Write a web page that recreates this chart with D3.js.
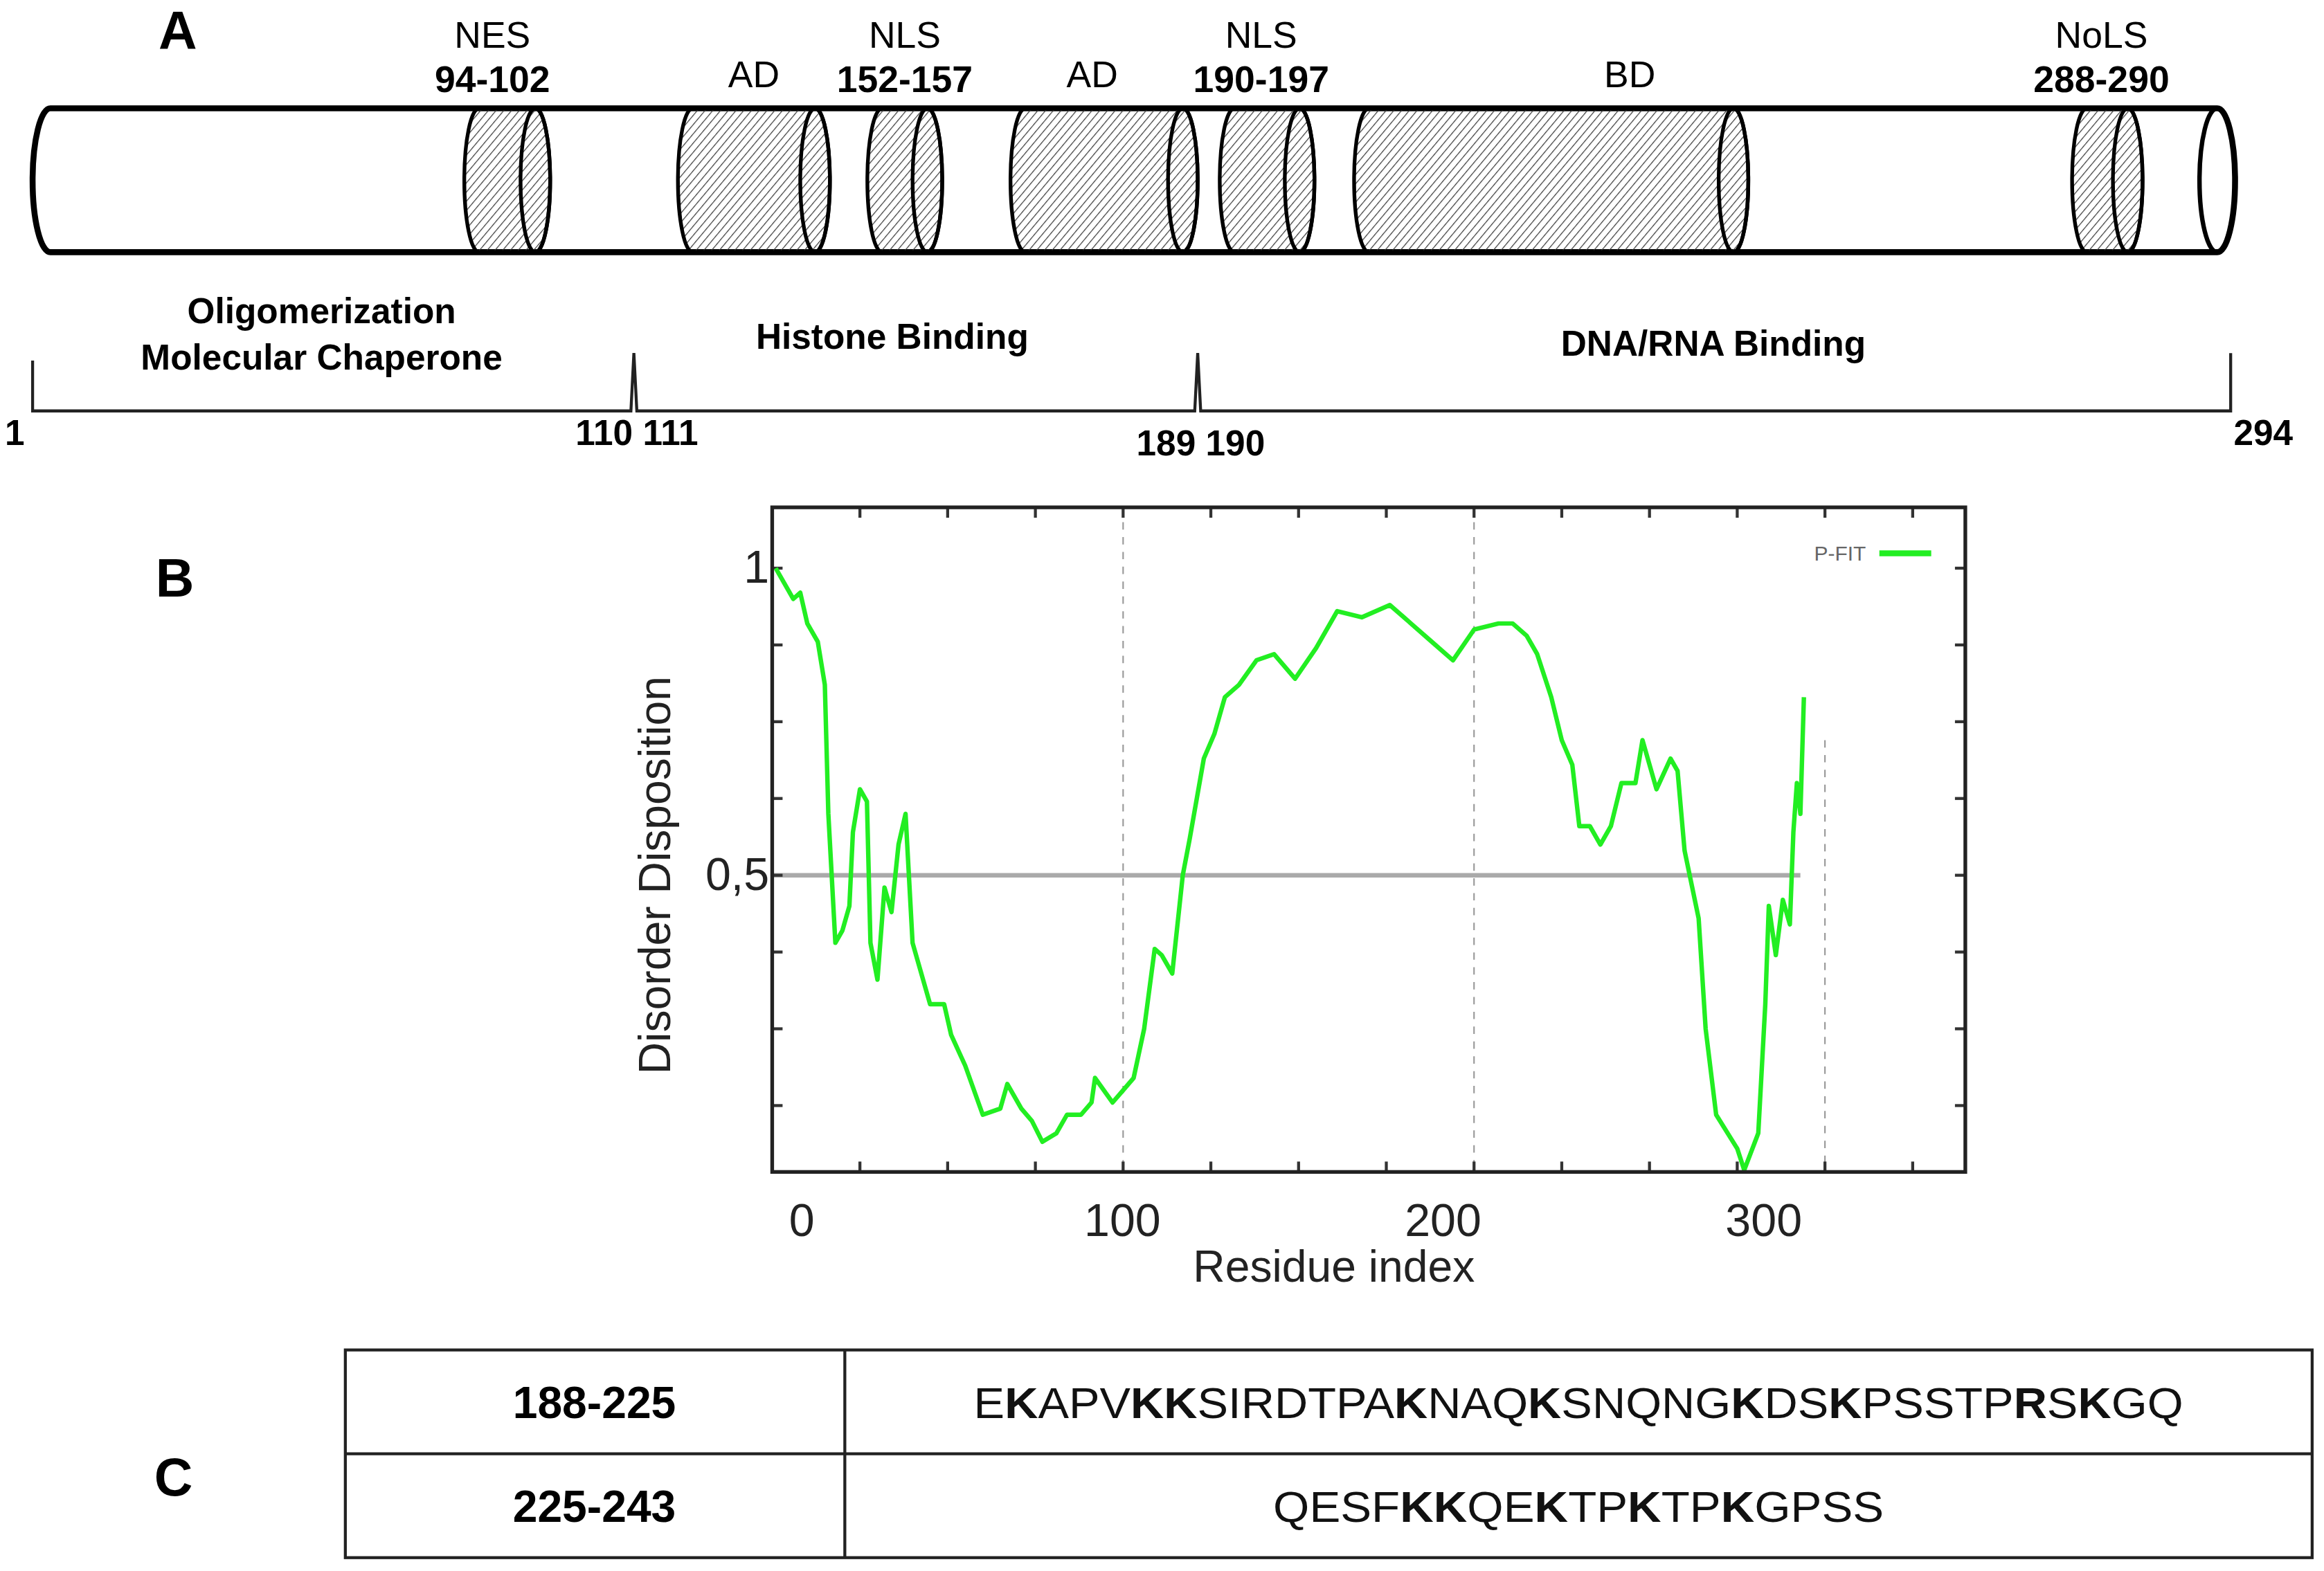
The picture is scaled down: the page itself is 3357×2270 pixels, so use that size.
<!DOCTYPE html>
<html>
<head>
<meta charset="utf-8">
<script src="https://cdn.jsdelivr.net/npm/d3@7"></script>
<style>
  body { margin: 0; background: #fff; }
  text { font-family: "Liberation Sans Narrow", "Liberation Sans", Arial, sans-serif; }
</style>
</head>
<body>
<div id="plot"></div>
<script>
(function() {
// ---- panel A data ----
var domainNames  = ["NES", "AD", "NLS", "AD", "NLS", "BD", "NoLS"];
var domainRanges = ["94-102", "", "152-157", "", "190-197", "", "288-290"];
// schematic start / end along the drawn cylinder (0..100)
var domainStart  = [19.6, 29.3, 37.9, 44.4, 53.9, 60.0, 92.6];
var domainEnd    = [23.5, 36.2, 41.3, 52.9, 58.2, 77.9, 95.8];
var labelShift   = [-10, 0, 0, -8, -4, 53, -4];

var regionNames  = [["Oligomerization", "Molecular Chaperone"], ["Histone  Binding"], ["DNA/RNA  Binding"]];
var regionBounds = [0, 27.3, 52.9, 99.8];
var boundLabels  = ["1", "110 111", "189 190", "294"];

// ---- panel B data (P-FIT disorder disposition) ----
var residue = [1, 6, 8, 10, 13, 15, 16, 18, 20, 22, 23, 25, 27, 28, 30, 32, 34, 36, 38, 40, 42, 45, 49, 51, 55, 60, 65, 67, 71, 74, 77, 81, 84, 88, 91, 92, 97, 100, 103, 106, 109, 111, 114, 117, 119, 123, 126, 129, 133, 138, 143, 149, 155, 161, 168, 176, 182, 188, 194, 200, 207, 211, 215, 218, 222, 225, 228, 230, 233, 236, 239, 242, 246, 248, 250, 252, 256, 258, 260, 264, 266, 269, 275, 277, 281, 283, 284, 286, 288, 290, 291, 292, 293, 294];
var disorder = [1.0, 0.95, 0.96, 0.91, 0.88, 0.81, 0.60, 0.39, 0.41, 0.45, 0.57, 0.64, 0.62, 0.39, 0.33, 0.48, 0.44, 0.55, 0.60, 0.39, 0.35, 0.29, 0.29, 0.24, 0.19, 0.11, 0.12, 0.16, 0.12, 0.10, 0.066, 0.08, 0.11, 0.11, 0.13, 0.17, 0.13, 0.15, 0.17, 0.25, 0.38, 0.37, 0.34, 0.50, 0.56, 0.69, 0.73, 0.79, 0.81, 0.85, 0.86, 0.82, 0.87, 0.93, 0.92, 0.94, 0.91, 0.88, 0.85, 0.90, 0.91, 0.91, 0.89, 0.86, 0.79, 0.72, 0.68, 0.58, 0.58, 0.55, 0.58, 0.65, 0.65, 0.72, 0.68, 0.64, 0.69, 0.67, 0.54, 0.43, 0.25, 0.11, 0.055, 0.02, 0.08, 0.29, 0.45, 0.37, 0.46, 0.42, 0.57, 0.65, 0.60, 0.79];
var xTickLabels = [0, 100, 200, 300];
var yTickLabels = [1, 0.5];

// ---- panel C data ----
var seqRanges = ["188-225", "225-243"];
var sequences = ["E[K]APV[KK]SIRDTPA[K]NAQ[K]SNQNG[K]DS[K]PSSTP[R]S[K]GQ", "QESF[KK]QE[K]TP[K]TP[K]GPSS"];

var W = 1568, H = 1059;
var svg = d3.select("#plot").append("svg")
  .attr("width", 3357).attr("height", 2270)
  .attr("viewBox", "0 0 " + W + " " + H)
  .attr("preserveAspectRatio", "none");

var defs = svg.append("defs");
defs.append("pattern").attr("id", "hatch").attr("patternUnits", "userSpaceOnUse")
  .attr("width", 4).attr("height", 4).attr("patternTransform", "rotate(40)")
  .append("line").attr("x1", 0).attr("y1", 0).attr("x2", 0).attr("y2", 4)
  .attr("stroke", "#333").attr("stroke-width", 1.1);

function panelLetter(t, x, y) {
  svg.append("text").attr("x", x).attr("y", y).attr("text-anchor", "middle")
    .attr("font-size", 36).attr("font-weight", "bold")
    .style("font-family", "Liberation Sans, Arial").text(t);
}

// ================= Panel A =================
panelLetter("A", 120, 33);
var cx = d3.scaleLinear().domain([0, 100]).range([22, 1508]);
var cTop = 73, cBot = 170, ry = (cBot - cTop) / 2, rx = 10;

function capsule(x0, x1, r) {
  return "M" + (x0 + r) + "," + cTop + " L" + (x1 - r) + "," + cTop +
    " A" + r + "," + ry + " 0 0 1 " + (x1 - r) + "," + cBot +
    " L" + (x0 + r) + "," + cBot +
    " A" + r + "," + ry + " 0 0 1 " + (x0 + r) + "," + cTop + " Z";
}
svg.append("path").attr("d", capsule(cx(0), cx(100), 12))
  .attr("fill", "#fff").attr("stroke", "#000").attr("stroke-width", 4);
svg.append("ellipse").attr("cx", cx(100) - 12).attr("cy", (cTop + cBot) / 2)
  .attr("rx", 12).attr("ry", ry).attr("fill", "none").attr("stroke", "#000").attr("stroke-width", 3);

domainNames.forEach(function(name, i) {
  var x0 = cx(domainStart[i]), x1 = cx(domainEnd[i]);
  svg.append("path").attr("d", capsule(x0, x1, rx))
    .attr("fill", "url(#hatch)").attr("stroke", "#000").attr("stroke-width", 2.5);
  svg.append("ellipse").attr("cx", x1 - rx).attr("cy", (cTop + cBot) / 2)
    .attr("rx", rx).attr("ry", ry).attr("fill", "none").attr("stroke", "#000").attr("stroke-width", 2.5);
  var mid = (x0 + x1) / 2 + labelShift[i];
  if (domainRanges[i]) {
    svg.append("text").attr("x", mid).attr("y", 32).attr("text-anchor", "middle")
      .attr("font-size", 25).text(name);
    svg.append("text").attr("x", mid).attr("y", 62).attr("text-anchor", "middle")
      .attr("font-size", 25).attr("font-weight", "bold").text(domainRanges[i]);
  } else {
    svg.append("text").attr("x", mid).attr("y", 59).attr("text-anchor", "middle")
      .attr("font-size", 25).text(name);
  }
});

// bracket
var by = 277;
var bracket = "M" + cx(regionBounds[0]) + ",243 L" + cx(regionBounds[0]) + "," + by;
for (var i = 1; i < regionBounds.length - 1; i++) {
  var bx = cx(regionBounds[i]);
  bracket += " L" + (bx - 2) + "," + by + " L" + bx + ",238 L" + (bx + 2) + "," + by;
}
bracket += " L" + cx(regionBounds[3]) + "," + by + " L" + cx(regionBounds[3]) + ",238";
svg.append("path").attr("d", bracket).attr("fill", "none").attr("stroke", "#222").attr("stroke-width", 2);

var regionX = [217, 602, 1156];
regionNames.forEach(function(lines, i) {
  var y0 = lines.length > 1 ? 218 : (i === 1 ? 235 : 240);
  lines.forEach(function(l, j) {
    svg.append("text").attr("x", regionX[i]).attr("y", y0 + j * 31).attr("text-anchor", "middle")
      .attr("font-size", 24).attr("font-weight", "bold").text(l);
  });
});
var boundLabelY = [300, 300, 307, 300];
boundLabels.forEach(function(l, i) {
  var x = cx(regionBounds[i]);
  var off = i === 0 ? -12 : (i === 3 ? 22 : 2);
  svg.append("text").attr("x", x + off).attr("y", boundLabelY[i]).attr("text-anchor", "middle")
    .attr("font-size", 24).attr("font-weight", "bold").text(l);
});

// ================= Panel B =================
panelLetter("B", 118, 402);
var pl = 521, pr = 1326, pt = 342, pb = 790;
var x = d3.scaleLinear().domain([0, 340]).range([pl, pr]);
var y = d3.scaleLinear().domain([0, 0.5]).range([797, 590]);
// label positions in the original figure are slightly compressed relative to grid
var xLab = d3.scaleLinear().domain([0, 300]).range([541, 1190]);

var g = svg.append("g");
[100, 200, 300].forEach(function(v) {
  g.append("line").attr("x1", x(v)).attr("x2", x(v))
    .attr("y1", v === 300 ? y(0.72) : pt).attr("y2", pb)
    .attr("stroke", "#999").attr("stroke-width", 1).attr("stroke-dasharray", "5,5");
});
g.append("line").attr("x1", pl).attr("x2", x(293)).attr("y1", y(0.5)).attr("y2", y(0.5))
  .attr("stroke", "#aaa").attr("stroke-width", 3);

// ticks inward on all four sides
var xt = d3.range(0, 341, 25), yt = d3.range(0.125, 1.1, 0.125);
xt.forEach(function(v) {
  g.append("line").attr("x1", x(v)).attr("x2", x(v)).attr("y1", pb).attr("y2", pb - 7).attr("stroke", "#333").attr("stroke-width", 2);
  g.append("line").attr("x1", x(v)).attr("x2", x(v)).attr("y1", pt).attr("y2", pt + 7).attr("stroke", "#333").attr("stroke-width", 2);
});
yt.forEach(function(v) {
  g.append("line").attr("x1", pl).attr("x2", pl + 7).attr("y1", y(v)).attr("y2", y(v)).attr("stroke", "#333").attr("stroke-width", 2);
  g.append("line").attr("x1", pr).attr("x2", pr - 7).attr("y1", y(v)).attr("y2", y(v)).attr("stroke", "#333").attr("stroke-width", 2);
});

var line = d3.line().x(function(d, i) { return x(residue[i]); }).y(function(d) { return y(d); });
g.append("path").datum(disorder).attr("d", line).attr("fill", "none")
  .attr("stroke", "#22ee22").attr("stroke-width", 3).attr("stroke-linejoin", "round");

g.append("rect").attr("x", pl).attr("y", pt).attr("width", pr - pl).attr("height", pb - pt)
  .attr("fill", "none").attr("stroke", "#222").attr("stroke-width", 2.5);

xTickLabels.forEach(function(v) {
  g.append("text").attr("x", xLab(v)).attr("y", 833).attr("text-anchor", "middle")
    .attr("font-size", 31).style("font-family", "Liberation Sans, Arial").attr("fill", "#222").text(v);
});
yTickLabels.forEach(function(v) {
  g.append("text").attr("x", 519).attr("y", y(v) + 10).attr("text-anchor", "end")
    .attr("font-size", 31).style("font-family", "Liberation Sans, Arial").attr("fill", "#222")
    .text(String(v).replace(".", ","));
});
g.append("text").attr("x", 900).attr("y", 864).attr("text-anchor", "middle")
  .attr("font-size", 30).style("font-family", "Liberation Sans, Arial").attr("fill", "#222").text("Residue index");
g.append("text").attr("transform", "translate(452,590) rotate(-90)").attr("text-anchor", "middle")
  .attr("font-size", 30).style("font-family", "Liberation Sans, Arial").attr("fill", "#222").text("Disorder Disposition");
g.append("text").attr("x", 1259).attr("y", 378).attr("text-anchor", "end")
  .attr("font-size", 14).attr("fill", "#666").text("P-FIT");
g.append("line").attr("x1", 1268).attr("x2", 1303).attr("y1", 373).attr("y2", 373)
  .attr("stroke", "#22ee22").attr("stroke-width", 4);

// ================= Panel C =================
panelLetter("C", 117, 1008);
var tl = 233, tr = 1560, tt = 910, tb = 1050, tm = 980, tv = 570;
var row = d3.scaleBand().domain(seqRanges).range([tt, tb]);
svg.append("rect").attr("x", tl).attr("y", tt).attr("width", tr - tl).attr("height", tb - tt)
  .attr("fill", "none").attr("stroke", "#222").attr("stroke-width", 2);
svg.append("line").attr("x1", tl).attr("x2", tr).attr("y1", tm).attr("y2", tm).attr("stroke", "#222").attr("stroke-width", 2);
svg.append("line").attr("x1", tv).attr("x2", tv).attr("y1", tt).attr("y2", tb).attr("stroke", "#222").attr("stroke-width", 2);

var seqWidth = [816, 412];
seqRanges.forEach(function(r, i) {
  var cy = row(r) + row.bandwidth() / 2 + 11;
  svg.append("text").attr("x", 401).attr("y", cy).attr("text-anchor", "middle")
    .attr("font-size", 30).attr("font-weight", "bold").style("font-family", "Liberation Sans, Arial").text(r);
  var t = svg.append("text").attr("x", 1065 - seqWidth[i] / 2).attr("y", cy)
    .attr("textLength", seqWidth[i]).attr("lengthAdjust", "spacingAndGlyphs")
    .attr("font-size", 29).style("font-family", "Liberation Sans, Arial").attr("fill", "#111");
  sequences[i].split(/(\[[A-Z]+\])/).forEach(function(part) {
    if (!part) return;
    var bold = part[0] === "[";
    t.append("tspan").attr("font-weight", bold ? "bold" : "normal")
      .text(bold ? part.slice(1, -1) : part);
  });
});
})();
</script>
</body>
</html>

Exercise: In the listing above, count each line that holds the string "page". Give the number only.

Result below: 2